Nos vies valent plus que leurs profits

ZFE : accuser les pauvres pour ne pas faire payer les riches

En 2025, Paris et certaines grandes métropoles élargissent les restrictions de circulation pour les véhicules les plus anciens afin, parait-il, de lutter contre la pollution de l’air, comme si échanger des voitures contre d’autres voitures, même électriques, allait contribuer à résoudre de manière significative les problèmes de pollution. Ces mesures causent de nombreuses galères aux travailleurs les plus pauvres et masquent mal la responsabilité des capitalistes et des politiques dans le domaine.

Depuis le 1er janvier, les voitures ne disposant pas de vignette Crit’Air 2 ou moins ne peuvent plus circuler et stationner dans les zones à faibles émissions (ZFE) des métropoles de Paris, Lyon, Montpellier et Grenoble. Ces ZFE concernent les espaces urbanisés les plus densément peuplés, en général à l’intérieur des périphériques. Elles ont été mises en place dans les plus grandes agglomérations, en application de lois votées en 2019 et 2021, mais avec des règles et des rythmes différents selon chaque ville. Le but affiché est de lutter contre la pollution de l’air.

Alors que les grandes métropoles françaises font face à une série de pics de pollution en ce début du mois de janvier et que l’air dégradé est responsable de plus de 40 000 décès prématurés en France chaque année, il est indéniable que la qualité de l’air est un enjeu de santé publique majeur. Mais, avec ces nouvelles restrictions, les comportements individuels des plus pauvres sont une nouvelle fois pointés du doigt avec la plus grande hypocrisie !
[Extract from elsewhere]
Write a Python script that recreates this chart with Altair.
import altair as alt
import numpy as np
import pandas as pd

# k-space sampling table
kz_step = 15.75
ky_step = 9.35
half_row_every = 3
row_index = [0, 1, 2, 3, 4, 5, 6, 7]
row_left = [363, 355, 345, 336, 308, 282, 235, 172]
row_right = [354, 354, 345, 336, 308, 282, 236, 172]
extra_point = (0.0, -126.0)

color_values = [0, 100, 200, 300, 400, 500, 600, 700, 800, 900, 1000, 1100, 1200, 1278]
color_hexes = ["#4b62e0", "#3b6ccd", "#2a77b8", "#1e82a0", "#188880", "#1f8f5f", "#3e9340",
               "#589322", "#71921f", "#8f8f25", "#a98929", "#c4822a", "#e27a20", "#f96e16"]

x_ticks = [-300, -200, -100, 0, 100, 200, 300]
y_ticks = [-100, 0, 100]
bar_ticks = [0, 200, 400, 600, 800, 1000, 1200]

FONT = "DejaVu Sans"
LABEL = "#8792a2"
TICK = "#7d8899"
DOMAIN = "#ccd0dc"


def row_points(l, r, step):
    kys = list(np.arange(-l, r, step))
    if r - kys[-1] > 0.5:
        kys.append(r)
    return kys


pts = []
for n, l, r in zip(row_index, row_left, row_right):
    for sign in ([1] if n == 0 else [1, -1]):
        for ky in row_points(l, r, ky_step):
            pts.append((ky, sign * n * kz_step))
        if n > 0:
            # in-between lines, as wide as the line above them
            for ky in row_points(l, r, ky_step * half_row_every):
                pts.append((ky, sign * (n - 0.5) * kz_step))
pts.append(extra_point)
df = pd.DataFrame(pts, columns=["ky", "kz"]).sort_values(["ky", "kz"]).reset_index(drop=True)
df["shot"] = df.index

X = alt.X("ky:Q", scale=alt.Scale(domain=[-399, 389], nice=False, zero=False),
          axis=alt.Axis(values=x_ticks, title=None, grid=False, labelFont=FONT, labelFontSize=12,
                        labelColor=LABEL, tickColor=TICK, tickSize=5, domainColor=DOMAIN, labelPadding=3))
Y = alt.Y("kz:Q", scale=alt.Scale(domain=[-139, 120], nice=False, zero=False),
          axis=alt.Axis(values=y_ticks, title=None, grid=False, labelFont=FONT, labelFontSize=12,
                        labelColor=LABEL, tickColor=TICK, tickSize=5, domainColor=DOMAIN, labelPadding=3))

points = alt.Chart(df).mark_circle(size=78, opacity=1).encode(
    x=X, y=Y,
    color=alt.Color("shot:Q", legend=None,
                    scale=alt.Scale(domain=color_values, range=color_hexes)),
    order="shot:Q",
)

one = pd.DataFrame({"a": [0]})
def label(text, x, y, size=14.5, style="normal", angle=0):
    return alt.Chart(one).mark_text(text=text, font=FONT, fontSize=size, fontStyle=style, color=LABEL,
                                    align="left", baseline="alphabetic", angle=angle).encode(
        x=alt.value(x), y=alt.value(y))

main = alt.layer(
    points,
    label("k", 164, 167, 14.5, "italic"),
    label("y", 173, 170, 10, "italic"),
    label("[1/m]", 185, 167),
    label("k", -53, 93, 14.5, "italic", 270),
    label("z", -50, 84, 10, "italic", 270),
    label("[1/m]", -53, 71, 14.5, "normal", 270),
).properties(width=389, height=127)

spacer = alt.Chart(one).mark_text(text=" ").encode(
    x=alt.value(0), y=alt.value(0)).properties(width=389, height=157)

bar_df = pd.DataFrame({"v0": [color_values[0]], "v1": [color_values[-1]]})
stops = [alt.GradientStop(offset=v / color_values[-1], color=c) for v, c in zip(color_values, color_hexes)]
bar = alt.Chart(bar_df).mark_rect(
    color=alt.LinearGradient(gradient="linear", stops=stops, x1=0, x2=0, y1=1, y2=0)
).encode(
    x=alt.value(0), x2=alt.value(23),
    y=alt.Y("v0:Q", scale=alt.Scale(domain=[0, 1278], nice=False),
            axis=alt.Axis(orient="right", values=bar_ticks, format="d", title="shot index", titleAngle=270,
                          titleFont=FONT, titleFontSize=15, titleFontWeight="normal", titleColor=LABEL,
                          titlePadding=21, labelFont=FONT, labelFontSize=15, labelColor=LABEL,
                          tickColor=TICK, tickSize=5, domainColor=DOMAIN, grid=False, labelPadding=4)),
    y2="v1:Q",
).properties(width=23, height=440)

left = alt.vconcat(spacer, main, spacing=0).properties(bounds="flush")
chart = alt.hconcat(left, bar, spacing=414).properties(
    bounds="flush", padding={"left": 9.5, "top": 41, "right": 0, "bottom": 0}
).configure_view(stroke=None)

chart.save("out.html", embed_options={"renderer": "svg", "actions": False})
Pendant des décennies, l’État a poussé à l’achat de véhicules diesels, particulièrement polluants, notamment en surtaxant l’essence par rapport au gasoil. Il s’agissait alors d’avantager les constructeurs automobiles français spécialisés dans ce type de moteur face à leurs concurrents internationaux. Aujourd’hui, fini les vieux diesels : les automobilistes doivent acheter de nouvelles voitures, électriques si possible ! Des achats que beaucoup de travailleurs seraient ravis d’effectuer… s’ils en avaient les moyens ! En vérité, concernant l’électrique, les constructeurs français ont fait le choix délibéré de ne produire que du haut de gamme, inabordable pour la majorité de la population. Le PDG de Renault, Luca de Meo assumait en 2022 de ne viser que « des privilégiés qui ont les moyens, un garage et une borne à la maison ».

Si l’électrique ou le neuf demeurent hors de portée, la voiture reste pour beaucoup une nécessité ! Le vélo pour aller travailler demeure impensable pour de nombreux travailleurs obligés de fuir de plus en plus loin des métropoles et de leurs loyers exorbitants alors qu’elles concentrent la plupart des emplois. De plus, quand on travaille en horaires décalés, il est le plus souvent impossible de venir au travail en transports en commun.
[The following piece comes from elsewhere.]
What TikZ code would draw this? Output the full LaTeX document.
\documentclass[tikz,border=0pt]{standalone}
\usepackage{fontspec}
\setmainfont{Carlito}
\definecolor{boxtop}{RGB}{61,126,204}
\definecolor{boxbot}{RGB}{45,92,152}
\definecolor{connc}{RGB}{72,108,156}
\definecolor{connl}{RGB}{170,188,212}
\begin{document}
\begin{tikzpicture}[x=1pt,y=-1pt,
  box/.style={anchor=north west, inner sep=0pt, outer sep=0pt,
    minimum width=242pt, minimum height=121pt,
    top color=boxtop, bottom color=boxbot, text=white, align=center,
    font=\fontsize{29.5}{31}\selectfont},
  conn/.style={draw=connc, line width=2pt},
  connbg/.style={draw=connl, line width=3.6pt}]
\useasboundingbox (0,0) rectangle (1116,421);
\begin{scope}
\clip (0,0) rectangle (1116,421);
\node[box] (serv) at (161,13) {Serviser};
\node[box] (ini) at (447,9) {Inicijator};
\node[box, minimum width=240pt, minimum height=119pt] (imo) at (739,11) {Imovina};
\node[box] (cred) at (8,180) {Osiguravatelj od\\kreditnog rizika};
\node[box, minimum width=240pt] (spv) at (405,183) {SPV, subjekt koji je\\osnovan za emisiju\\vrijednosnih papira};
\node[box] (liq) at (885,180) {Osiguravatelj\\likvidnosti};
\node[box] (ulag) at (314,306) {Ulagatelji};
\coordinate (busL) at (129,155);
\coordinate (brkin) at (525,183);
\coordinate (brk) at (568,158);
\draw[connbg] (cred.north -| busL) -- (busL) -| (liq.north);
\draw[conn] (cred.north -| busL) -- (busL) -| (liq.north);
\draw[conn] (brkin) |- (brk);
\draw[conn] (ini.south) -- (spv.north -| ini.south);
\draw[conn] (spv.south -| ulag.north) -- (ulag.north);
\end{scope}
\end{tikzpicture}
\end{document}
Ce secteur souffre d’ailleurs d’un sous-investissement chronique qui ne date pas d’hier ! Résultat : des réseaux en mauvais état et défaillants. Les parkings relais à l’entrée des ZFE sont sous-dimensionnés, les bus et trams souvent bondés, les retards sur les TER s’accumulent. Ce qui n’empêche pas Bruno Bernard, président de la métropole de Lyon, d’annoncer une nouvelle hausse des prix des tickets et abonnements pour les transports en commun lyonnais en même temps que de nouvelles restrictions à l’accès à la ZFE ! Enfin, quand on habite à la campagne, mieux vaut ne pas louper le seul car de la matinée… quand il y en a un !

En réalité, l’instauration des ZFE est le signe de l’incapacité de l’État à organiser les mobilités de manière à la fois efficace et propre dans le cadre de l’anarchie actuelle, où chaque groupe capitaliste organise sa production individuellement et pour son profit. Au contraire, atteindre un tel objectif n’est envisageable que dans le cadre d’une société communiste où la production, le choix des lieux d’implantation des activités, l’organisation des villes et de l’espace seraient décidés collectivement, de manière rationnelle et pour le bien de tous et toutes.